### What you will do
The lines to extract run from the first line of the material below to the line containing "const targetAccuracy = 68.0;", both included; leave the pictures behind.

········

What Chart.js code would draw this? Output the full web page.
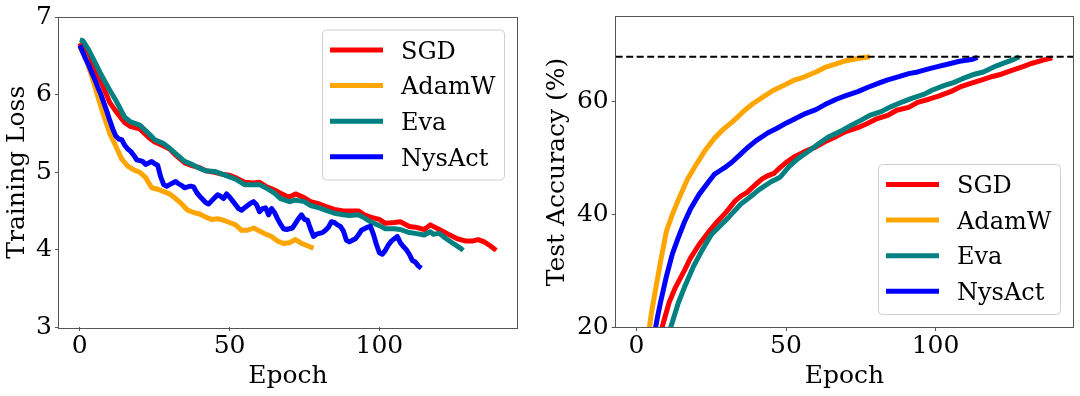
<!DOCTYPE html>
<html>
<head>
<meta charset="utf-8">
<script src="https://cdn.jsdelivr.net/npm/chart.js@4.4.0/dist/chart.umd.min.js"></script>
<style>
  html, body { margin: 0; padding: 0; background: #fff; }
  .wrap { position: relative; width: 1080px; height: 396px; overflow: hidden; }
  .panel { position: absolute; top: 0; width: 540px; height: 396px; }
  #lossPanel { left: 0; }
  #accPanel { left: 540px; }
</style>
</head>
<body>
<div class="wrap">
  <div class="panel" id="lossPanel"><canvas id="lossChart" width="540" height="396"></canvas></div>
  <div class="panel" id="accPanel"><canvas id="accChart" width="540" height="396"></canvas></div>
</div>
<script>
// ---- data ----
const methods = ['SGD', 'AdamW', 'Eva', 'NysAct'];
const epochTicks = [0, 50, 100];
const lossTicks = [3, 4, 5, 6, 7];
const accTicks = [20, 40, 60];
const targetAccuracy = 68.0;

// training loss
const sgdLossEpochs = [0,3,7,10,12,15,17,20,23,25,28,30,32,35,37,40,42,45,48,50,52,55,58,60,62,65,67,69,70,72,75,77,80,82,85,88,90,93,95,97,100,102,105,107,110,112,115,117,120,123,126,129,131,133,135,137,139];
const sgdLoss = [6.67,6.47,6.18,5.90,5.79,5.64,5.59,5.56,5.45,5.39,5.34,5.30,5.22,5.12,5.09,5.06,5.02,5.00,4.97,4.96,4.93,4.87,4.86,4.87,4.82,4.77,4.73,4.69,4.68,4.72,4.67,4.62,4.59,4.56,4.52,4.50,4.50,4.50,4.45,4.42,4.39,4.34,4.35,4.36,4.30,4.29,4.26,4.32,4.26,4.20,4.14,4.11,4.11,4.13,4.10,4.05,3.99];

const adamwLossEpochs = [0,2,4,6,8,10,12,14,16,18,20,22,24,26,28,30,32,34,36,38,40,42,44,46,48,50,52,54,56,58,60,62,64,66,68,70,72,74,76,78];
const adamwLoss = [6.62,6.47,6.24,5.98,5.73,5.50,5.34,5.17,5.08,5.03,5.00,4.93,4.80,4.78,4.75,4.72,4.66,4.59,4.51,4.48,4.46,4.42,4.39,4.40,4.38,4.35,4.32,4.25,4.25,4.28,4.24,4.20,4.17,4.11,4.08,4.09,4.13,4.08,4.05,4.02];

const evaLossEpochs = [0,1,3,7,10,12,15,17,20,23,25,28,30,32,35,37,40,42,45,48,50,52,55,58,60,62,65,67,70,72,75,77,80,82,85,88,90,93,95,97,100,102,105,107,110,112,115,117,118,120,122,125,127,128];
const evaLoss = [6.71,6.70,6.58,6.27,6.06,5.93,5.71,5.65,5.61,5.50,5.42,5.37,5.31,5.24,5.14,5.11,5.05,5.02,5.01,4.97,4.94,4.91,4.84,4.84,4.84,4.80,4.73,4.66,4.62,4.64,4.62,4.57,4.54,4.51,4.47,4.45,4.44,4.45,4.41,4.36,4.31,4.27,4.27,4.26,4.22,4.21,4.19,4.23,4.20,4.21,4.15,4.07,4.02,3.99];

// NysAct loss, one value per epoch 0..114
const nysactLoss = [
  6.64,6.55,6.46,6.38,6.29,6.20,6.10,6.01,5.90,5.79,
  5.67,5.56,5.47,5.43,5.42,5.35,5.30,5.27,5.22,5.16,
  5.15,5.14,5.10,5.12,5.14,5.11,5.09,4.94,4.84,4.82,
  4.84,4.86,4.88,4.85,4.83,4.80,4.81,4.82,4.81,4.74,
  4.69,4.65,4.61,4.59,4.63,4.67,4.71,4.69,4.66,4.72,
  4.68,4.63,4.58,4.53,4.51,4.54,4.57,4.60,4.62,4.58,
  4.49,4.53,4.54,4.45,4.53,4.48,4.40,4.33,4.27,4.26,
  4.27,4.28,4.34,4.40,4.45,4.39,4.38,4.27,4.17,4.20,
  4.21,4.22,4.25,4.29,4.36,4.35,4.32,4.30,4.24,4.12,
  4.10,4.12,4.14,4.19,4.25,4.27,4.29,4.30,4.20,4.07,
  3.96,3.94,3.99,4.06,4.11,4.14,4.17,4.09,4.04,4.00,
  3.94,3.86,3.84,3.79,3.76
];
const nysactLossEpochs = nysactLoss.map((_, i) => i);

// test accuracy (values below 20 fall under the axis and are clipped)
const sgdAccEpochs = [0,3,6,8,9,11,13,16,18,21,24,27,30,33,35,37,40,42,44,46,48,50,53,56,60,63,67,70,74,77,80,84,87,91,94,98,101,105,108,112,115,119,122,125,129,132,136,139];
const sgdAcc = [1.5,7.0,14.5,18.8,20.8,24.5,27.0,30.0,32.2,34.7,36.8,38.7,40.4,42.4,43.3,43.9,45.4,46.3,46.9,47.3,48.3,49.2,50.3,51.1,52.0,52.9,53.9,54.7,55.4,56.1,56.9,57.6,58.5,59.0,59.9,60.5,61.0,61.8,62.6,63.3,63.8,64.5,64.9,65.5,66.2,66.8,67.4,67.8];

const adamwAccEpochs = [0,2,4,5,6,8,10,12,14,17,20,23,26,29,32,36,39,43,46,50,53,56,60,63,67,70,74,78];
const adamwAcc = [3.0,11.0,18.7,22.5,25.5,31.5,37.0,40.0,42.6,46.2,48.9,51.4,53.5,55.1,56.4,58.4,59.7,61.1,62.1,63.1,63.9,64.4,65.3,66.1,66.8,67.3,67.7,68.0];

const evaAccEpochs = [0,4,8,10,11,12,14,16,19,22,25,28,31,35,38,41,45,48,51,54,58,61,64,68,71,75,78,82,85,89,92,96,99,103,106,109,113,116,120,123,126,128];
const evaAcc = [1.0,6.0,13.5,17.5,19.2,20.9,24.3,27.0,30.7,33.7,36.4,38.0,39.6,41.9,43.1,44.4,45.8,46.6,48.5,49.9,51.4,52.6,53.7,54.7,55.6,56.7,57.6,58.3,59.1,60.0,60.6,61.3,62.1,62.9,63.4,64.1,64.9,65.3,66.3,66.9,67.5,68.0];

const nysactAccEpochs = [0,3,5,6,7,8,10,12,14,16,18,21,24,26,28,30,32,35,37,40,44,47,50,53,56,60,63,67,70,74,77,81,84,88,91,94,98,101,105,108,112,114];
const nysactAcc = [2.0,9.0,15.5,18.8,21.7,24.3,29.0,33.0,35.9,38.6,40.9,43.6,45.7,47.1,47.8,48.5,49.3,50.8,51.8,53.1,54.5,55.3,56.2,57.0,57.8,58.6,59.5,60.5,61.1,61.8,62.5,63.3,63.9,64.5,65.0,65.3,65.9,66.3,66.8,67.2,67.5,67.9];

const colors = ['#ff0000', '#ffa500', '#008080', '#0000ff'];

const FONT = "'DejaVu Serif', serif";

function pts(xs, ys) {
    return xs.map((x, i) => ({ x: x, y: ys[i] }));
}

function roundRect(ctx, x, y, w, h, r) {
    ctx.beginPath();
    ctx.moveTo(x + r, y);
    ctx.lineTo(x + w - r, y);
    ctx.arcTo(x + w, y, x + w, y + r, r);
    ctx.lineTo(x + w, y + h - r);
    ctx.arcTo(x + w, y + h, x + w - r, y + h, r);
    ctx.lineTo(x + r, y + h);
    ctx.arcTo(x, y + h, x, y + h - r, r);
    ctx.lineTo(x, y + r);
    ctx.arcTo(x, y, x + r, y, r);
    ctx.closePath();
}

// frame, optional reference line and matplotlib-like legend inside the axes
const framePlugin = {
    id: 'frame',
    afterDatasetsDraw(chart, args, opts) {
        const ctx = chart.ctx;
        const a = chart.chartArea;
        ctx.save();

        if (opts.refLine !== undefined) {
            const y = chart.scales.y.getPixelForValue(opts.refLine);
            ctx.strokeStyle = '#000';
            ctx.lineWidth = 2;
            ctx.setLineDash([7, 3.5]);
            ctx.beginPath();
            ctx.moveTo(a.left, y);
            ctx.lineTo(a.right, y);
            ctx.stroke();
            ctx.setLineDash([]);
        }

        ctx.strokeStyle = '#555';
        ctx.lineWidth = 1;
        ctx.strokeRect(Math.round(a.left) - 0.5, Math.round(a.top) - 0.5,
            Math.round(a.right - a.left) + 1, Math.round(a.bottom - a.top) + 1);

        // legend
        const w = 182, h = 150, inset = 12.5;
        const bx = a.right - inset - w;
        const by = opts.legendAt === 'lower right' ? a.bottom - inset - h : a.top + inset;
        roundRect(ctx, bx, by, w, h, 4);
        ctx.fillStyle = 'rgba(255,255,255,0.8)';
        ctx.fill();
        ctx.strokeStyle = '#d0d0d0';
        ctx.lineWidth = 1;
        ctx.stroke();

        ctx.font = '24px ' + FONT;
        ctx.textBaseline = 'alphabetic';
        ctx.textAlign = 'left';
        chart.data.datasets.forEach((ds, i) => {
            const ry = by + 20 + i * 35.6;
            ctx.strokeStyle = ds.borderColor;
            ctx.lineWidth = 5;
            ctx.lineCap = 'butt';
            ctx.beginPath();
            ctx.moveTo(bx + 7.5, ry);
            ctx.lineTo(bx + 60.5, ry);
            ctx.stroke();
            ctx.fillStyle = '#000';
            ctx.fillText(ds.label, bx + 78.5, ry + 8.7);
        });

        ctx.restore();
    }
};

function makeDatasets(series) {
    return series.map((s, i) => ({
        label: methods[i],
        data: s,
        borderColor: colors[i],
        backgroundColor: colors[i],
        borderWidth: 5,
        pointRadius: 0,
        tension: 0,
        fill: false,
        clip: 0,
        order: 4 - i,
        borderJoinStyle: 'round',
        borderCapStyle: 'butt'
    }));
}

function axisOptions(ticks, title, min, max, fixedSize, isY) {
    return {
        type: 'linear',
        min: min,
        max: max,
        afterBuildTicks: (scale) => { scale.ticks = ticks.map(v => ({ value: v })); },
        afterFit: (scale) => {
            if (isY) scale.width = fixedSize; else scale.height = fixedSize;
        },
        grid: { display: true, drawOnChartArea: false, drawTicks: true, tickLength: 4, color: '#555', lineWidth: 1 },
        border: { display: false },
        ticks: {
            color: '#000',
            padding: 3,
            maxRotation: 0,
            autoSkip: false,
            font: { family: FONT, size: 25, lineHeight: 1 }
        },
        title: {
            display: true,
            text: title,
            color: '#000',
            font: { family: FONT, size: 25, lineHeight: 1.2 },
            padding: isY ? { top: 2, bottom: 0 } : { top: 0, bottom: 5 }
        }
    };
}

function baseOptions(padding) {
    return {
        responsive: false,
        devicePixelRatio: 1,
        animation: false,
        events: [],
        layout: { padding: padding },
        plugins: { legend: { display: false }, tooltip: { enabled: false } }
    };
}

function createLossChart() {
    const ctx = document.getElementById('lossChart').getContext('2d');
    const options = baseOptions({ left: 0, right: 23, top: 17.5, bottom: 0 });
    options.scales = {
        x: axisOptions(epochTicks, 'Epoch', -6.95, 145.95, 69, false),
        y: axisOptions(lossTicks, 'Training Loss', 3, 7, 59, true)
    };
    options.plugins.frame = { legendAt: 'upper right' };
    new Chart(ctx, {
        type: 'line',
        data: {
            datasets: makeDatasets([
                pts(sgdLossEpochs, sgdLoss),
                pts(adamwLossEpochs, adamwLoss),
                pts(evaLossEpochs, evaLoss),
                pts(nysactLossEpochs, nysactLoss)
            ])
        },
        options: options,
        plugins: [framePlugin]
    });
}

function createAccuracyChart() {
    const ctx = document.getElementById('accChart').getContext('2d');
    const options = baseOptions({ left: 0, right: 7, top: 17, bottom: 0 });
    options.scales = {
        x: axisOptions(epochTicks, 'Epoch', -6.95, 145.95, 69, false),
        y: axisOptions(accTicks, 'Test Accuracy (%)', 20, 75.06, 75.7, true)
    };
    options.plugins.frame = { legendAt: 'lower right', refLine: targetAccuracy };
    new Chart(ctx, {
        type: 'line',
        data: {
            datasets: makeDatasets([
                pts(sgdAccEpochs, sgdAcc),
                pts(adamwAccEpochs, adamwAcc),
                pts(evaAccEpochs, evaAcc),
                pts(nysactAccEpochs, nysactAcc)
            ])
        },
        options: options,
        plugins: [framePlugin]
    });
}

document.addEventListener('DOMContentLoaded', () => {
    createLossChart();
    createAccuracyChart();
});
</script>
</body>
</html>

········

### Written response
What Chart.js code would draw this? Output the full web page.
<!DOCTYPE html>
<html>
<head>
<meta charset="utf-8">
<script src="https://cdn.jsdelivr.net/npm/chart.js@4.4.0/dist/chart.umd.min.js"></script>
<style>
  html, body { margin: 0; padding: 0; background: #fff; }
  .wrap { position: relative; width: 1080px; height: 396px; overflow: hidden; }
  .panel { position: absolute; top: 0; width: 540px; height: 396px; }
  #lossPanel { left: 0; }
  #accPanel { left: 540px; }
</style>
</head>
<body>
<div class="wrap">
  <div class="panel" id="lossPanel"><canvas id="lossChart" width="540" height="396"></canvas></div>
  <div class="panel" id="accPanel"><canvas id="accChart" width="540" height="396"></canvas></div>
</div>
<script>
// ---- data ----
const methods = ['SGD', 'AdamW', 'Eva', 'NysAct'];
const epochTicks = [0, 50, 100];
const lossTicks = [3, 4, 5, 6, 7];
const accTicks = [20, 40, 60];
const targetAccuracy = 68.0;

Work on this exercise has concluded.